• [DATA SUPPLIED]:
BEGIN

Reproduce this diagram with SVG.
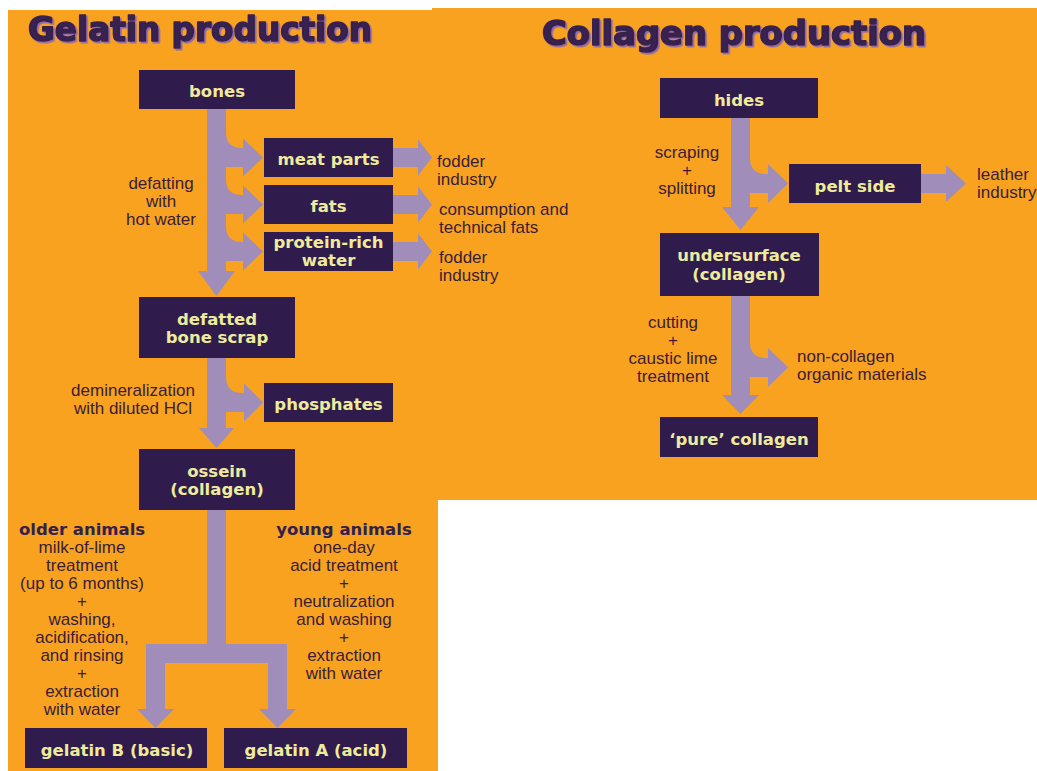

END
BEGIN

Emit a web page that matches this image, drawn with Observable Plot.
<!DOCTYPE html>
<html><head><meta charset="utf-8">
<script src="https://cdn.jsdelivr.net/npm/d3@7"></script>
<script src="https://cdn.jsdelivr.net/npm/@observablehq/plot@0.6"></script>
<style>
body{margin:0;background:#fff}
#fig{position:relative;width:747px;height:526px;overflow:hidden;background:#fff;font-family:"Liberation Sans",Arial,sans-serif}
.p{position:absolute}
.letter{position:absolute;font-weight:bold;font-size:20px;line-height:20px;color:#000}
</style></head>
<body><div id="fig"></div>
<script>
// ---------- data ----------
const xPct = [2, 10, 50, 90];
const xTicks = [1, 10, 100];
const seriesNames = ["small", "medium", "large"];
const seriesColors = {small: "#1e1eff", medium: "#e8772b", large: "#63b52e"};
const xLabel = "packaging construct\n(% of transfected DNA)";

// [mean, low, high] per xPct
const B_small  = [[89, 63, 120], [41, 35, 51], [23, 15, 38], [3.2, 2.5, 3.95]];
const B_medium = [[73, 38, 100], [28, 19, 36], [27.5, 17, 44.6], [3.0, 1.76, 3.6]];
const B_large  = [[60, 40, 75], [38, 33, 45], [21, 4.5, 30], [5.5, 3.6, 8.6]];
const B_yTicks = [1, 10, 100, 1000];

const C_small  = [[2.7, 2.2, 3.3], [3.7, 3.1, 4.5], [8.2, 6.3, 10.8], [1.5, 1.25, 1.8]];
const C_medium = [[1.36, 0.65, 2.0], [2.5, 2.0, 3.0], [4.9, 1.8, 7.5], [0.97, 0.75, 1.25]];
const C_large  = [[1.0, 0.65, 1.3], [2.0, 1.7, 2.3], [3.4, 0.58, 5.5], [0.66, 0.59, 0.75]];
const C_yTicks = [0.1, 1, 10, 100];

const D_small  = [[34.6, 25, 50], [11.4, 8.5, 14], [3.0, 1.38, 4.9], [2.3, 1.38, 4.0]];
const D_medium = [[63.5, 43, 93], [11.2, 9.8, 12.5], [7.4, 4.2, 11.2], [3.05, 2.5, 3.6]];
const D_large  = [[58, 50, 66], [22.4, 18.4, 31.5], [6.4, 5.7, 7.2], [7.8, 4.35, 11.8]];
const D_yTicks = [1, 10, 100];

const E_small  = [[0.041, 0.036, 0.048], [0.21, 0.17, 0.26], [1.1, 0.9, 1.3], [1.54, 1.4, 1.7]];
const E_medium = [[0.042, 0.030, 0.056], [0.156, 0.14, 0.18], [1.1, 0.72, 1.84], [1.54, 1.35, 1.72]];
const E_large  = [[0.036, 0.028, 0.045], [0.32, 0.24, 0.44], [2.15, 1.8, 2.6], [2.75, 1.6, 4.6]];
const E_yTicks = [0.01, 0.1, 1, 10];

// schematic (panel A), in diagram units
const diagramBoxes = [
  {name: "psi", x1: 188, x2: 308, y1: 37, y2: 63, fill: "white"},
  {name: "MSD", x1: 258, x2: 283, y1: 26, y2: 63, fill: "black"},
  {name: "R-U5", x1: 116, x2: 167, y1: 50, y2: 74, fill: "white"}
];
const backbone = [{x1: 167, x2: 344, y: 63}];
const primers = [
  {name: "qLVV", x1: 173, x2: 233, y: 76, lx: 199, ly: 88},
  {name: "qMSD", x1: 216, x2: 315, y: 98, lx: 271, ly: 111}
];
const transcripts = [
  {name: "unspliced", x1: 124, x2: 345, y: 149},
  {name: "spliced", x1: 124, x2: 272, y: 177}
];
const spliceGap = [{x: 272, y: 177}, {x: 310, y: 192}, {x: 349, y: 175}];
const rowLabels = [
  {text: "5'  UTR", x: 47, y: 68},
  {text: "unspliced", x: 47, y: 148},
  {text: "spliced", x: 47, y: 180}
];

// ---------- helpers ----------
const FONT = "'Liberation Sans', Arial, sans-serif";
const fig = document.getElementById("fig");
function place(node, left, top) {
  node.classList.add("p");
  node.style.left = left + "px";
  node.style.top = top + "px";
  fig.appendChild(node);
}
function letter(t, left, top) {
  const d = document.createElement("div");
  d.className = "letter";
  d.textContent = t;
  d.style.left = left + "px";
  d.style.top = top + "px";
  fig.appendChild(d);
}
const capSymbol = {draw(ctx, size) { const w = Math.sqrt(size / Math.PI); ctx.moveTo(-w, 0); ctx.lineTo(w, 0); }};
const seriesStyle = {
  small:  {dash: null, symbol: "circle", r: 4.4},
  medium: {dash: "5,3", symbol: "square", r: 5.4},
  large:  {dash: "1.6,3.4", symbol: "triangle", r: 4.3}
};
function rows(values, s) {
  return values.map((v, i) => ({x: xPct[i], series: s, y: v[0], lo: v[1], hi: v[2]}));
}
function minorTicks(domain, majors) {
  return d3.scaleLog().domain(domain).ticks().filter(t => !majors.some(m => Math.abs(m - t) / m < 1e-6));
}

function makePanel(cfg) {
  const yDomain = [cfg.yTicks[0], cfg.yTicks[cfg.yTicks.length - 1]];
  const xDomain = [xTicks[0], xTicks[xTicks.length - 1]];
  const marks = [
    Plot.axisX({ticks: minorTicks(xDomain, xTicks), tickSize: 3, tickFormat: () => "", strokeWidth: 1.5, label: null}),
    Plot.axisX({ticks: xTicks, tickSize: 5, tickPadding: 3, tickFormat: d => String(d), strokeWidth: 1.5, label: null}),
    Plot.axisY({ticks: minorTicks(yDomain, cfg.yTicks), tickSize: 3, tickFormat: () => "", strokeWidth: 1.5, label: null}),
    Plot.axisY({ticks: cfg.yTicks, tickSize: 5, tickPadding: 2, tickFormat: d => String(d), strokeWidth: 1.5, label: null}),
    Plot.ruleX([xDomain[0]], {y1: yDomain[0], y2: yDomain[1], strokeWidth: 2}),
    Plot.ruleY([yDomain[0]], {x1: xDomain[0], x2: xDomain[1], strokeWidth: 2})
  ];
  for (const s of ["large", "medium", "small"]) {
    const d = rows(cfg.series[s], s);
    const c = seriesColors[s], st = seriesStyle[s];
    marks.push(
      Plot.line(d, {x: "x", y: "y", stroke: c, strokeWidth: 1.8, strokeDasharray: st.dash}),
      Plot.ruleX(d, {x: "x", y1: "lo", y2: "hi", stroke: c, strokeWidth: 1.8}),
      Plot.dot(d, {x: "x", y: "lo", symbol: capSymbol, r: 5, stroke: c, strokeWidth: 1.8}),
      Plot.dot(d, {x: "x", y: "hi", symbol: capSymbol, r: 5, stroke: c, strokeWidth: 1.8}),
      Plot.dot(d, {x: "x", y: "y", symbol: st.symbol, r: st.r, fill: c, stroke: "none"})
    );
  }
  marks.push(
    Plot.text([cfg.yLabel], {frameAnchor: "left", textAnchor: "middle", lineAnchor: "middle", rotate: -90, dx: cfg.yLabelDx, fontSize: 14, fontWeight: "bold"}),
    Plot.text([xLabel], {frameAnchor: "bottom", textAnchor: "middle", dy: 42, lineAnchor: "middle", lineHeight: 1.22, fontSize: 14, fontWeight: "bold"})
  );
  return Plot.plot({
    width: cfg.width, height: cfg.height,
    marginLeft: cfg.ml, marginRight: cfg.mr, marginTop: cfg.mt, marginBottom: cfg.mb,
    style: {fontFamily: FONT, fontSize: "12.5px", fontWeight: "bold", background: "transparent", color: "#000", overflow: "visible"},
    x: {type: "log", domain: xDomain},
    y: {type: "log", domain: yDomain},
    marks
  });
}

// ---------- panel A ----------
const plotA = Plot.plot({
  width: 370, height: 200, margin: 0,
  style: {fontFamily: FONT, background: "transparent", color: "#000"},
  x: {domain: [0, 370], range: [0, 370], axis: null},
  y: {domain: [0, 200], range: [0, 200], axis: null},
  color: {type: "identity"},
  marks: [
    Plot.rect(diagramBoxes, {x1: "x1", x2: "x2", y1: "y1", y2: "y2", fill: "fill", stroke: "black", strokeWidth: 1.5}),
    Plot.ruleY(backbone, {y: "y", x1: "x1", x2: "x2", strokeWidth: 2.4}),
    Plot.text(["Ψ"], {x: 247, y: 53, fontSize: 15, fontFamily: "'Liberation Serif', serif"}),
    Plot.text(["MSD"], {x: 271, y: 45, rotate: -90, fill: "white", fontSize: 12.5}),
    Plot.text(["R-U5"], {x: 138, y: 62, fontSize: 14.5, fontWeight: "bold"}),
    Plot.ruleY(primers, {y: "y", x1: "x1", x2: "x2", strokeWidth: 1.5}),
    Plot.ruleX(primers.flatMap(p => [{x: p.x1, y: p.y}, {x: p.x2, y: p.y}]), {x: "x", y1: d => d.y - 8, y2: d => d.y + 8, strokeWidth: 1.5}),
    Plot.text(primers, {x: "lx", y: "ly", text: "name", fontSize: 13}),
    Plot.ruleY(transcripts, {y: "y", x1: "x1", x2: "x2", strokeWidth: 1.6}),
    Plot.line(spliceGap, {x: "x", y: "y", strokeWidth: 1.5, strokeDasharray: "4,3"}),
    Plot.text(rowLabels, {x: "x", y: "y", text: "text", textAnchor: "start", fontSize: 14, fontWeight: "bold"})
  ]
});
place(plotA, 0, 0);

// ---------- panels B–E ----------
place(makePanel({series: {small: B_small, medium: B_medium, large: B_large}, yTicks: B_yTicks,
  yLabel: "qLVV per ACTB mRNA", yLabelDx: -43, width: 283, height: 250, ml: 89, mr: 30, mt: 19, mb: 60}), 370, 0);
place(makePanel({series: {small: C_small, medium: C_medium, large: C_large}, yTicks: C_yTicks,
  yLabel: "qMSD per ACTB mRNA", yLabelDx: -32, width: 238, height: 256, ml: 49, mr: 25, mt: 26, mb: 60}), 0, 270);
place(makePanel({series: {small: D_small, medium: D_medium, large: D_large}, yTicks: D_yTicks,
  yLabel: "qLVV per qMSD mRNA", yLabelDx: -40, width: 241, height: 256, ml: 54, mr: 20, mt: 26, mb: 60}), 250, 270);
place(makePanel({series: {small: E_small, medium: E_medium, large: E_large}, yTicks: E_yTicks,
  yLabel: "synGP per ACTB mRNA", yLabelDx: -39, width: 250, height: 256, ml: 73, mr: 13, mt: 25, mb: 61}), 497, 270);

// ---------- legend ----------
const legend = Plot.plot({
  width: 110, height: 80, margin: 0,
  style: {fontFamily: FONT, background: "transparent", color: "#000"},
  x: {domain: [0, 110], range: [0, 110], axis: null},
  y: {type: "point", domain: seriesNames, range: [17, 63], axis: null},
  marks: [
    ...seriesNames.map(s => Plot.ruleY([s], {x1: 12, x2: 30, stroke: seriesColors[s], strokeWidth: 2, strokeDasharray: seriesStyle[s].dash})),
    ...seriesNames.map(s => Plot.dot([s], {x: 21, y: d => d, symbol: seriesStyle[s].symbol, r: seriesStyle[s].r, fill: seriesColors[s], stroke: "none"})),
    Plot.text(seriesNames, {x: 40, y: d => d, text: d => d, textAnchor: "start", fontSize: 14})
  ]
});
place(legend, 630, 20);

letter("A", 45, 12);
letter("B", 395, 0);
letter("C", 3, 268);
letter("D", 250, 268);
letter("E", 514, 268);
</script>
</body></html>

END

• [OBJECTIVE]:
Count the lines above that contain the word "with", and give only that number.

• [WORKED SOLUTION]:
2